* _TASK STATEMENT_:
Starting at the top of the listing, extract every line up to and including the one with "from matplotlib import font_manager". Pictures stay out of the copy.

* _PROVIDED MATERIAL_:
__________________________________________________

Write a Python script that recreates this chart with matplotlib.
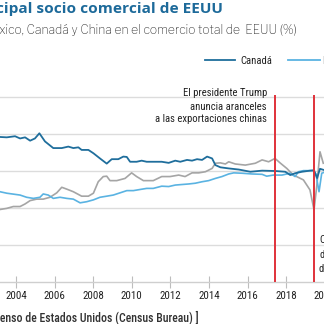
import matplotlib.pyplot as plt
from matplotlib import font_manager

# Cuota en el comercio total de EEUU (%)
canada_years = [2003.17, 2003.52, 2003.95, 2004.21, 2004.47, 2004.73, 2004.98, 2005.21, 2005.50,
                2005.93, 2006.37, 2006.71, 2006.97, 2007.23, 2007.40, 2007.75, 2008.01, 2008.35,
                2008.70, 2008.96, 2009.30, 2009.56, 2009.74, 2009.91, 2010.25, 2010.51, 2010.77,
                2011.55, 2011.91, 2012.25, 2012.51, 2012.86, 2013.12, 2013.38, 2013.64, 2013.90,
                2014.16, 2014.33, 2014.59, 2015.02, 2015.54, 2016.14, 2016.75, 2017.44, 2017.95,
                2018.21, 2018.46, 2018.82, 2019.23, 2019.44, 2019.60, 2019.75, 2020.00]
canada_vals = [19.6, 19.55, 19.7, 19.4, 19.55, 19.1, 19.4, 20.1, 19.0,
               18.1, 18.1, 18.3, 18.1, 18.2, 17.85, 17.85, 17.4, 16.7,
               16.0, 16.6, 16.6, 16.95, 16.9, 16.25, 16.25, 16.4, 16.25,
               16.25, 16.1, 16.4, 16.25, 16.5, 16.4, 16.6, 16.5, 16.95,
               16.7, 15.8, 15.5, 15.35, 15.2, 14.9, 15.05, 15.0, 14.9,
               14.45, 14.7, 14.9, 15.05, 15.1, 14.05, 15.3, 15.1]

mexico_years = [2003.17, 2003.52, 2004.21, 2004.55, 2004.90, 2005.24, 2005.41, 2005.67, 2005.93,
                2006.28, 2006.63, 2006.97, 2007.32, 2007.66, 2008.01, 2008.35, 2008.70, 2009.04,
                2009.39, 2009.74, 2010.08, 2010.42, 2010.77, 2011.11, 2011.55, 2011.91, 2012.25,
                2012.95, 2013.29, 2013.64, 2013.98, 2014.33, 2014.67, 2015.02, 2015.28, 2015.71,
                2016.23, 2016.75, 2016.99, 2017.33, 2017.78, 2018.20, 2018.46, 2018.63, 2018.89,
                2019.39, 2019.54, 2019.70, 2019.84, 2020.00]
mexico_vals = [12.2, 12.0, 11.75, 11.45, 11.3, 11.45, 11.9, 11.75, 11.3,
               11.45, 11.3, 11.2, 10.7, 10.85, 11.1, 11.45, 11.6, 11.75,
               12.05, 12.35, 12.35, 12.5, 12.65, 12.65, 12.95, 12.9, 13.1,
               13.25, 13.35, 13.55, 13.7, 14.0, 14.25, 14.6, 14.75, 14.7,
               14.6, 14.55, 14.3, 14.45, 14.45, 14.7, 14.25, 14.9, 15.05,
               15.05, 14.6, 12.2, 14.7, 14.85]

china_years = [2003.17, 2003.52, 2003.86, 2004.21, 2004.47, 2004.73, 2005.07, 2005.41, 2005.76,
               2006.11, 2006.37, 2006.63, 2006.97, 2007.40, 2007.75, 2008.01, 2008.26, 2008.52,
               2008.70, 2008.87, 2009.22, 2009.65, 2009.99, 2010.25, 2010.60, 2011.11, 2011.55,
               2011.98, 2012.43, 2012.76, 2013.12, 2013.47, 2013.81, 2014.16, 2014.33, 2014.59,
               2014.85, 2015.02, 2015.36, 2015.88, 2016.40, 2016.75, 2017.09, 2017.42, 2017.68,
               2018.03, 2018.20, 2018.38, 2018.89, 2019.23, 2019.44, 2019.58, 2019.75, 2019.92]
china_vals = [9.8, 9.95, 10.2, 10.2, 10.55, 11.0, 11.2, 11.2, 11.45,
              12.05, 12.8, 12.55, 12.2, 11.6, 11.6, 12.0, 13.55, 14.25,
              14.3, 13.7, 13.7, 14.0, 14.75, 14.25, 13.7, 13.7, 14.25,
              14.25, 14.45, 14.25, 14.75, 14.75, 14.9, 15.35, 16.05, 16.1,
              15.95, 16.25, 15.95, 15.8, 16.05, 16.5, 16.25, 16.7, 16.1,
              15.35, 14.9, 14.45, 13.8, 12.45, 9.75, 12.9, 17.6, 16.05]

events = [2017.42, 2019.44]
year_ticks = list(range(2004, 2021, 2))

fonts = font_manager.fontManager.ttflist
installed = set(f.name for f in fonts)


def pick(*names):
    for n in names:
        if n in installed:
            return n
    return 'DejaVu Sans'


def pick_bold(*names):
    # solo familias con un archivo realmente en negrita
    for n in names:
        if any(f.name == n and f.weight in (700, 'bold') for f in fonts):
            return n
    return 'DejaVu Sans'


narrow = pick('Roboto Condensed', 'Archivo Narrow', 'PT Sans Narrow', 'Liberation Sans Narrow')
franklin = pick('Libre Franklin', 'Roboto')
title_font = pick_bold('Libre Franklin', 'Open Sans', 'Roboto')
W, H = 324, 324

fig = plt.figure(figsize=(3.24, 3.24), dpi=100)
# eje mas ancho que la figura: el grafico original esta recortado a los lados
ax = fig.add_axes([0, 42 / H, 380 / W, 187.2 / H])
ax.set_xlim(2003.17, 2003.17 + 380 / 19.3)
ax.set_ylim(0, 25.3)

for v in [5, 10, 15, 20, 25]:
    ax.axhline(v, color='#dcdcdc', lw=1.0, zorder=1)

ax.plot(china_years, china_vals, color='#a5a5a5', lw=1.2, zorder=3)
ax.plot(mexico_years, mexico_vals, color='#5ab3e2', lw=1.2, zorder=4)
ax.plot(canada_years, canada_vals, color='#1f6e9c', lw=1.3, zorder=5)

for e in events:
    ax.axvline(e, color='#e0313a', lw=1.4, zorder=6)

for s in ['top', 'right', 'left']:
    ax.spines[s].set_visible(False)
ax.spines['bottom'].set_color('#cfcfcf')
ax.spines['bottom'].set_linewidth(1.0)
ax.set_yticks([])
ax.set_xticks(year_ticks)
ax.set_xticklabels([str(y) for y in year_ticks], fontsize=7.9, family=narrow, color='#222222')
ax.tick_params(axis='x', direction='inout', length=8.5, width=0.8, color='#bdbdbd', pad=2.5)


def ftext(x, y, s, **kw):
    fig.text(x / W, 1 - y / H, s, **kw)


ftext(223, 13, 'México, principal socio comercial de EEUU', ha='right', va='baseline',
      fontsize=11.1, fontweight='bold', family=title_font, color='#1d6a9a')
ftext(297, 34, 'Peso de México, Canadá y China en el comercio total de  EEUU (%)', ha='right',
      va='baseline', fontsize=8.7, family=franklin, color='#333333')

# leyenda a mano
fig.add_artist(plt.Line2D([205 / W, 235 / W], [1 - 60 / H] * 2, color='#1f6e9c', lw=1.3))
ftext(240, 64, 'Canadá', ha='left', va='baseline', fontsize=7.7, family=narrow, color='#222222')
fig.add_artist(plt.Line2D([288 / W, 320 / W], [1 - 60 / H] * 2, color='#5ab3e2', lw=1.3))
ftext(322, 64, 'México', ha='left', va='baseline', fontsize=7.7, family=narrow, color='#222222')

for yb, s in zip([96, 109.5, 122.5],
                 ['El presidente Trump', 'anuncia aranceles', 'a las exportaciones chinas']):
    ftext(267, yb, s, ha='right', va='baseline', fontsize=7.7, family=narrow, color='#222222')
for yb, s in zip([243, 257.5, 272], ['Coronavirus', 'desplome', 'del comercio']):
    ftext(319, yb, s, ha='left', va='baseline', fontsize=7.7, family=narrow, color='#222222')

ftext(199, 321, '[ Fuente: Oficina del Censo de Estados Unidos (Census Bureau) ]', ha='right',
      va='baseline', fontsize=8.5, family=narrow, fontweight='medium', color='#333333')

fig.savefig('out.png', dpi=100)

__________________________________________________

* _TASK OUTPUT_:
Write a Python script that recreates this chart with matplotlib.
import matplotlib.pyplot as plt
from matplotlib import font_manager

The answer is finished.